Best practices for high availability (HA) and cross-region replication in Azure Cosmos DB for MongoDB vCore

APPLIES TO: MongoDB vCore

Ensuring high availability and enabling cross-region replication are essential for mission-critical applications using Azure Cosmos DB for MongoDB vCore. This document outlines best practices for configuring and managing high availability (HA) and cross-region replication. Follow guidance in this document to achieve optimal performance, resilience, and disaster recovery capabilities in Azure Cosmos DB for MongoDB vCore.

High availability (HA) best practices

Use HA for production clusters

Enabling high availability (HA) is crucial for production clusters and any clusters that are sensitive to downtime. In a production environment, unexpected node failures can cause significant disruptions. HA ensures that your cluster remains available and operational with zero data loss even when one of its physical shards (nodes) becomes unavailable.

Use HA to achieve 99.99% SLA

Azure Cosmos DB for MongoDB vCore offers a 99.99% monthly availability SLA for clusters with high availability enabled. To meet this SLA, ensure that HA is activated for all critical workloads that require continuous uptime.

Enable HA for automatic failover

Clusters with high availability enabled automatically recover from physical shard failures without manual intervention. When a node failure occurs, the system promotes a standby physical shard to replace the failed primary node. The automatic failover process retains the same connection string, so that the failover process is seamless and transparent to applications. This feature is critical for applications that require continuous uptime and consistent data access.

Disable HA for non-production clusters

For non-production clusters or those clusters that aren't sensitive to downtime, high availability can be disabled to reduce costs. These environments may tolerate occasional downtime without impacting business operations. Carefully assess the risk and cost trade-offs before disabling HA on any cluster.

Use HA with availability zones

In regions where availability zones are supported, enabling HA ensures that each primary-standby physical shard pair is provisioned in different availability zones. Zone redundancy provides extra resilience by protecting your cluster from data center-level failures within a region.

Cross-region replication best practices

Use cross-region replication for disaster recovery

Use cross-region replication when a copy of cluster data needs to be stored in another Azure region for disaster recovery (DR) purposes. Cross-region replication ensures that your data is available even in the event of a regional outage. Azure Cosmos DB for MongoDB vCore supports active-passive replication configuration to facilitate cross-region disaster recovery. Active-passive replication keeps one cluster as the primary one in read-write mode and maintains a read-only replica cluster in another Azure region.

If there's a rare regional outage, replica cluster can be promoted to become the new read-write cluster with minimal interruption. This capability ensures that your data remains safe and accessible even if an entire region experiences an outage.

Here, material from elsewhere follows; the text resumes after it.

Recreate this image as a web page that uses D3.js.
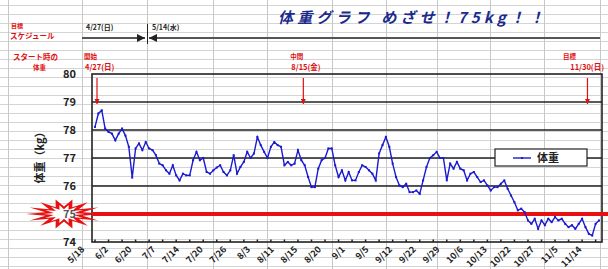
<!DOCTYPE html>
<html>
<head>
<meta charset="utf-8">
<script src="https://cdn.jsdelivr.net/npm/d3@7"></script>
<style>
  body { margin: 0; background: #fff; }
  svg { display: block; font-family: "Noto Sans CJK JP", "Noto Sans", sans-serif; }
</style>
</head>
<body>
<div id="chart"></div>
<script>
// daily weight (kg)
const weights = [
  78.11, 78.59, 78.7, 78.05, 77.93, 77.87, 77.63, 77.87, 78.05, 77.8,
  77.4, 76.3, 77.34, 77.52, 77.28, 77.57, 77.34, 77.28, 77.1, 76.8,
  76.74, 76.56, 76.44, 76.74, 76.38, 76.2, 76.44, 76.38, 76.38, 76.92,
  77.22, 76.92, 77.0, 76.5, 76.44, 76.56, 76.66, 76.74, 76.5, 76.38,
  76.56, 77.1, 76.44, 76.68, 76.86, 77.22, 77.0, 77.16, 77.75, 77.46,
  77.22, 77.0,
  77.4, 77.57, 77.46, 77.4, 76.74, 76.86, 76.74, 76.8, 77.28, 76.92,
  76.74, 76.32, 75.96, 75.96, 76.62, 76.92, 77.0, 77.34, 77.34, 76.74,
  76.32, 76.56, 76.2, 76.5, 76.2, 76.2, 76.5, 76.74, 76.68, 76.56,
  76.44, 76.2, 77.16, 77.46, 77.75, 77.4, 76.8, 76.32, 76.02, 75.96,
  76.08, 75.78, 75.78, 75.84, 75.72, 76.2, 76.68, 77.0, 77.1, 77.22,
  77.0, 77.0, 76.2, 76.8, 76.62, 76.86, 76.62, 76.56, 76.2,
  76.44, 76.5, 76.32, 76.14, 76.2, 76.02, 75.84, 75.96, 75.96, 76.08,
  76.2, 75.9, 75.66, 75.42, 75.13, 75.19, 75.07, 74.77, 74.65, 74.83,
  74.47, 74.77, 74.6, 74.83, 74.71, 74.89, 74.77, 74.83, 74.65, 74.53,
  74.6, 74.47, 74.65, 74.83, 74.53, 74.29, 74.23, 74.65, 74.77
];

const tickLabels = [
  '5/18', '6/2', '6/20', '7/7', '7/14', '7/20', '7/26', '8/3', '8/11', '8/15', '8/20',
  '9/1', '9/5', '9/12', '9/22', '9/29', '10/6', '10/13', '10/22', '10/27', '11/5', '11/14'
];
const tickEvery = 7;
const yTicks = [74, 75, 76, 77, 78, 79, 80];
const goalWeight = 75;

const title = '体重グラフ めざせ！75kg！！';
const milestones = [
  { name: '開始', date: '4/27(日)', index: 0 },
  { name: '中間', date: '8/15(金)', index: 61 },
  { name: '目標', date: '11/30(日)', index: 145 },
];

// spreadsheet backdrop
const W = 608, H = 269;
const sheetCols = [8, 82, 147, 213, 267, 332, 386, 437, 490, 544, 600];

const svg = d3.select('#chart').append('svg')
  .attr('width', W)
  .attr('height', H);

svg.append('g').selectAll('line').data(d3.range(5, H, 9)).join('line')
  .attr('x1', 0).attr('x2', W)
  .attr('y1', d => d + 0.5).attr('y2', d => d + 0.5)
  .attr('stroke', '#d4d4d4');

svg.append('g').selectAll('line').data(sheetCols).join('line')
  .attr('x1', d => d + 0.5).attr('x2', d => d + 0.5)
  .attr('y1', 0).attr('y2', H)
  .attr('stroke', '#c8c8c8');

// header
svg.append('text')
  .attr('x', 278).attr('y', 23)
  .attr('font-size', 15).attr('font-weight', 'bold').attr('font-style', 'italic')
  .attr('fill', '#1b2a8c')
  .attr('textLength', 266).attr('lengthAdjust', 'spacing')
  .text(title);

const redText = (x, y, size, txt, anchor = 'start') => svg.append('text')
  .attr('x', x).attr('y', y)
  .attr('text-anchor', anchor)
  .attr('font-size', size).attr('font-weight', 'bold')
  .attr('fill', '#e01010').text(txt);

redText(11, 28, 6, '目標');
redText(10, 39, 7.5, 'スケジュール');
redText(13, 60, 7.5, 'スタート時の');
redText(33, 70, 6.5, '体重');

svg.append('text').attr('x', 86).attr('y', 30).attr('font-size', 7).attr('font-weight', 'bold')
  .attr('fill', '#222').text('4/27(日)');
svg.append('text').attr('x', 152).attr('y', 30).attr('font-size', 7).attr('font-weight', 'bold')
  .attr('fill', '#222').text('5/14(水)');

const defs = svg.append('defs');
defs.append('marker').attr('id', 'ah').attr('viewBox', '0 0 10 10')
  .attr('refX', 10).attr('refY', 5)
  .attr('markerWidth', 4).attr('markerHeight', 4).attr('orient', 'auto-start-reverse')
  .append('path').attr('d', 'M0,0L10,5L0,10Z').attr('fill', '#222');
defs.append('marker').attr('id', 'rh').attr('viewBox', '0 0 10 10')
  .attr('refX', 10).attr('refY', 5)
  .attr('markerWidth', 4.5).attr('markerHeight', 4.5).attr('orient', 'auto')
  .append('path').attr('d', 'M0,0L10,5L0,10Z').attr('fill', '#e01010');

svg.append('line').attr('x1', 82).attr('x2', 145).attr('y1', 38).attr('y2', 38)
  .attr('stroke', '#555').attr('stroke-width', 2).attr('marker-end', 'url(#ah)');
svg.append('line').attr('x1', 149).attr('x2', 600).attr('y1', 38).attr('y2', 38)
  .attr('stroke', '#555').attr('stroke-width', 2).attr('marker-start', 'url(#ah)');
svg.append('line').attr('x1', 147.5).attr('x2', 147.5).attr('y1', 24).attr('y2', 44)
  .attr('stroke', '#222').attr('stroke-width', 1);

// chart
const plot = { left: 92, right: 602, top: 74, bottom: 242 };

const x = d3.scalePoint()
  .domain(d3.range(weights.length))
  .range([plot.left + 3, plot.right - 3]);

const y = d3.scaleLinear()
  .domain([74, 80])
  .range([plot.bottom, plot.top]);

// black horizontal gridlines
svg.append('g').selectAll('line').data(yTicks.filter(v => v > 74 && v < 80 && v !== goalWeight)).join('line')
  .attr('x1', plot.left).attr('x2', plot.right)
  .attr('y1', d => y(d)).attr('y2', d => y(d))
  .attr('stroke', '#222').attr('stroke-width', 1.6);

svg.append('rect')
  .attr('x', plot.left).attr('y', plot.top)
  .attr('width', plot.right - plot.left).attr('height', plot.bottom - plot.top)
  .attr('fill', 'none').attr('stroke', '#222').attr('stroke-width', 1.6);

// goal line
svg.append('line')
  .attr('x1', plot.left).attr('x2', W)
  .attr('y1', y(goalWeight)).attr('y2', y(goalWeight))
  .attr('stroke', '#e81010').attr('stroke-width', 4);

// starburst behind goal label
const spikes = 14;
const burst = d3.range(spikes * 2).map(i => {
  const a = (i / (spikes * 2)) * Math.PI * 2;
  const r = i % 2 ? 0.5 : 1;
  return [Math.cos(a) * 38 * r, Math.sin(a) * 15 * r];
});
const burstG = svg.append('g').attr('transform', `translate(64,${y(goalWeight)})`);
burstG.append('path')
  .attr('d', d3.line().curve(d3.curveLinearClosed)(burst))
  .attr('fill', '#e81010');
burstG.append('path')
  .attr('d', d3.line().curve(d3.curveLinearClosed)(burst.map(([a, b]) => [a * 0.55, b * 0.62])))
  .attr('fill', '#fff');

// y axis labels
svg.append('g').selectAll('text').data(yTicks).join('text')
  .attr('x', 76).attr('y', d => y(d) + 4)
  .attr('text-anchor', 'end')
  .attr('font-size', 11).attr('font-weight', 'bold')
  .attr('fill', d => d === goalWeight ? '#555' : '#222')
  .text(d => d);

svg.append('text')
  .attr('transform', 'translate(44,155) rotate(-90)')
  .attr('text-anchor', 'middle')
  .attr('font-size', 11).attr('font-weight', 'bold').attr('fill', '#222')
  .text('体重（kg）');

// x axis ticks and labels
const tickIdx = tickLabels.map((_, i) => i * tickEvery);
svg.append('g').selectAll('line').data(d3.range(0, weights.length, 4)).join('line')
  .attr('x1', d => x(d)).attr('x2', d => x(d))
  .attr('y1', plot.bottom).attr('y2', plot.bottom - 2.5)
  .attr('stroke', '#222').attr('stroke-width', 1.5);

svg.append('g').selectAll('text').data(tickIdx).join('text')
  .attr('transform', d => `translate(${x(d) - 10},${plot.bottom + 8}) rotate(-45)`)
  .attr('text-anchor', 'end')
  .attr('font-size', 9).attr('font-weight', 'bold').attr('fill', '#222')
  .text((d, i) => tickLabels[i]);

// milestone notes + arrows
for (const m of milestones) {
  const mx = x(m.index);
  const last = m.index > weights.length / 2 + 30;
  redText(last ? 604 : mx - 11, 59, 6.5, m.name, last ? 'end' : 'start')
    .attr('dx', last ? -28 : 0);
  redText(last ? 604 : mx - 10, 70, 7.5, m.date, last ? 'end' : 'start');
  svg.append('line')
    .attr('x1', mx + 2).attr('x2', mx + 2)
    .attr('y1', plot.top + 4).attr('y2', plot.top + 30)
    .attr('stroke', '#e01010').attr('stroke-width', 1.2)
    .attr('marker-end', 'url(#rh)');
}

// weight series
svg.append('path')
  .datum(weights)
  .attr('fill', 'none')
  .attr('stroke', '#1a1ad0')
  .attr('stroke-width', 1.4)
  .attr('d', d3.line().x((d, i) => x(i)).y(d => y(d)));

svg.append('g').selectAll('rect').data(weights).join('rect')
  .attr('x', (d, i) => x(i) - 1).attr('y', d => y(d) - 1)
  .attr('width', 2).attr('height', 2)
  .attr('fill', '#1a1ad0');

// legend
const lg = svg.append('g').attr('transform', 'translate(495,149)');
lg.append('rect').attr('width', 92).attr('height', 17)
  .attr('fill', '#fff').attr('stroke', '#222').attr('stroke-width', 1.2);
lg.append('line').attr('x1', 18).attr('x2', 36).attr('y1', 9).attr('y2', 9)
  .attr('stroke', '#1a1ad0').attr('stroke-width', 1.4);
lg.append('rect').attr('x', 26).attr('y', 8).attr('width', 2).attr('height', 2).attr('fill', '#1a1ad0');
lg.append('text').attr('x', 42).attr('y', 13)
  .attr('font-size', 11).attr('font-weight', 'bold').attr('fill', '#222')
  .text('体重');
</script>
</body>
</html>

Configure replication with minimal impact on performance

When configuring cross-region replication, consider network latency and write latency impact on your applications. Choose regions for the primary read-write and replica clusters that are geographically close to your users and ensure that your applications are optimized for eventual consistency.

Read scaling

Use cross-region replication to offload massive read operations from the primary cluster to a replica cluster. Offloading read operations to a replica cluster prevents overloading the primary cluster and ensures that the system can handle high read volumes efficiently.

Combined HA and DR strategy

Combine high availability (HA) for in-region availability with cross-region replication for disaster recovery (DR) and global read scalability. The combination of two provides 99.995% SLA. This approach delivers the best balance between local resilience and global redundancy, ensuring continuous availability and optimal performance for your applications.

Summary of best practices

Scenario Recommendation
Production clusters Enable high availability
Clusters requiring 99.99% SLA Enable high availability
Clusters requiring 99.995% SLA Enable high availability and create a replica cluster
Non-production clusters Disable high availability to reduce costs
Automatic failover requirement Enable high availability
Cross-region disaster recovery (DR) Create a replica cluster
Read scalability across multiple regions Create a replica cluster

By following these best practices, you can ensure that your Azure Cosmos DB for MongoDB vCore clusters remain highly available and resilient against failures and regional outages.